Federal contractor site portfolios — Prime contractors performing work across multiple delivery locations under a single contract vehicle may consolidate compliance posture using multi-site approaches consistent with NIST SP 800-171 System Security Plan guidance, which allows an SSP to cover multiple operating environments when they share the same security requirements and controls.

Supply chain certification — Suppliers managing production at facilities across different states or countries use multi-site programs to provide a single assurance artifact to customers. Supply chain network certification programs built on ISO 9001 or ISO 45001 rely heavily on this mechanism.

Decision boundaries

Multi-site certification is appropriate when three conditions are satisfied simultaneously: (1) a demonstrably centralized management system governs all candidate sites; (2) the activities at each satellite site are substantially similar in type and risk; and (3) the certification body's accreditation scope and the relevant IAF or sector scheme permits sampling.

Consolidated certification is not appropriate — and most accredited bodies will reject the application — when satellite sites operate under materially different regulatory regimes, when a site's activities represent a distinctly different scope, or when mandatory sector rules require site-specific certificates.
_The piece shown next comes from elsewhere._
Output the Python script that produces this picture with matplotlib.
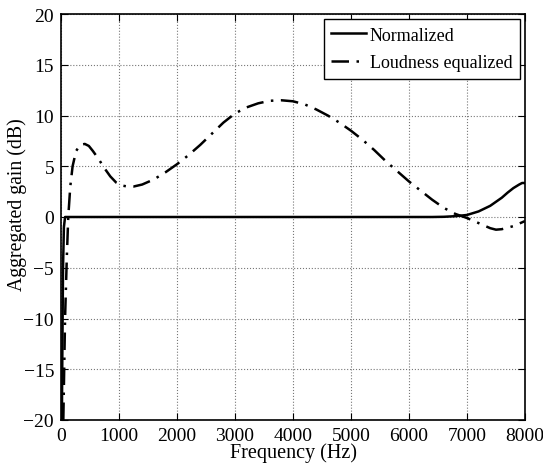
import matplotlib.pyplot as plt

plt.rcParams['font.family'] = ['Liberation Serif', 'DejaVu Serif']
plt.rcParams['mathtext.fontset'] = 'stix'

# Normalized response (Hz, dB)
norm_freq = [15, 25, 35, 50, 70, 1000, 3000, 5000, 6400, 6600, 6800,
             7000, 7200, 7400, 7600, 7700, 7800, 7900, 7950, 8000]
norm_gain = [-20, -12, -5, -1, 0, 0, 0, 0, 0, 0.02, 0.08,
             0.2, 0.55, 1.1, 1.9, 2.4, 2.85, 3.2, 3.35, 3.35]

# Loudness equalized response (Hz, dB)
loud_freq = [40, 70, 100, 125, 160, 200, 260, 330, 410, 480, 550, 650, 750, 850,
             950, 1050, 1150, 1250, 1400, 1600, 1800, 2000, 2200, 2400, 2600,
             2800, 3000, 3200, 3400, 3600, 3800, 4000, 4200, 4400, 4600, 4800,
             5000, 5200, 5400, 5600, 5800, 6000, 6200, 6400, 6600, 6800, 7000,
             7200, 7400, 7500, 7600, 7800, 8000]
loud_gain = [-20, -10, -4, 0, 3, 5, 6.5, 7.1, 7.2, 7.0, 6.5, 5.7, 4.8, 4.0,
             3.4, 3.1, 3.0, 3.0, 3.2, 3.7, 4.4, 5.2, 6.1, 7.1, 8.2,
             9.3, 10.2, 10.8, 11.2, 11.45, 11.5, 11.4, 11.1, 10.6, 10.0, 9.3,
             8.5, 7.6, 6.6, 5.5, 4.5, 3.5, 2.6, 1.7, 0.9, 0.3, -0.1,
             -0.6, -1.1, -1.25, -1.2, -0.9, -0.4]

fig = plt.figure(figsize=(5.43, 4.64), dpi=100)
ax = fig.add_axes([61 / 543, 43 / 464, 464 / 543, 406 / 464])

ax.plot(norm_freq, norm_gain, '-', color='black', linewidth=1.8, label='Normalized')
ax.plot(loud_freq, loud_gain, '-.', color='black', linewidth=1.8,
        label='Loudness equalized', dashes=(7, 3, 1, 3))

ax.set_xlim(0, 8000)
ax.set_ylim(-20, 20)
ax.set_xticks(range(0, 8001, 1000))
ax.set_yticks(range(-20, 21, 5))
ax.grid(True, linestyle=':', color='#777777', linewidth=0.8)
ax.tick_params(direction='in', top=True, right=True, labelsize=14, length=5, pad=5)
for s in ax.spines.values():
    s.set_linewidth(1.2)

ax.set_xlabel('Frequency (Hz)', fontsize=14.5, labelpad=-1)
ax.set_ylabel('Aggregated gain (dB)', fontsize=14.2, va='center')
ax.yaxis.set_label_coords(-0.095, 0.534)

leg = ax.legend(loc='upper right', fontsize=13, fancybox=False, framealpha=1,
                edgecolor='black', handlelength=1.95, borderaxespad=0.3,
                borderpad=0.4, labelspacing=0.6, handletextpad=0.2)
leg.get_frame().set_linewidth(1.0)

fig.savefig('out.png', dpi=100)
The Payment Card Industry Data Security Standard (PCI DSS) v4.0, for example, defines assessment scope at the level of individual cardholder data environments; a single merchant certificate does not automatically extend to a subsidiary or franchise operating a separate card-data environment.

A useful structural contrast: single-site certification produces a certificate scoped to one address and one management system implementation; multi-site certification produces one certificate covering a central function plus a statistically sampled rotation of satellites, requiring documented proof that the same system controls all. Organizations uncertain whether their configuration qualifies should initiate a certification gap analysis prior to engaging a certification body.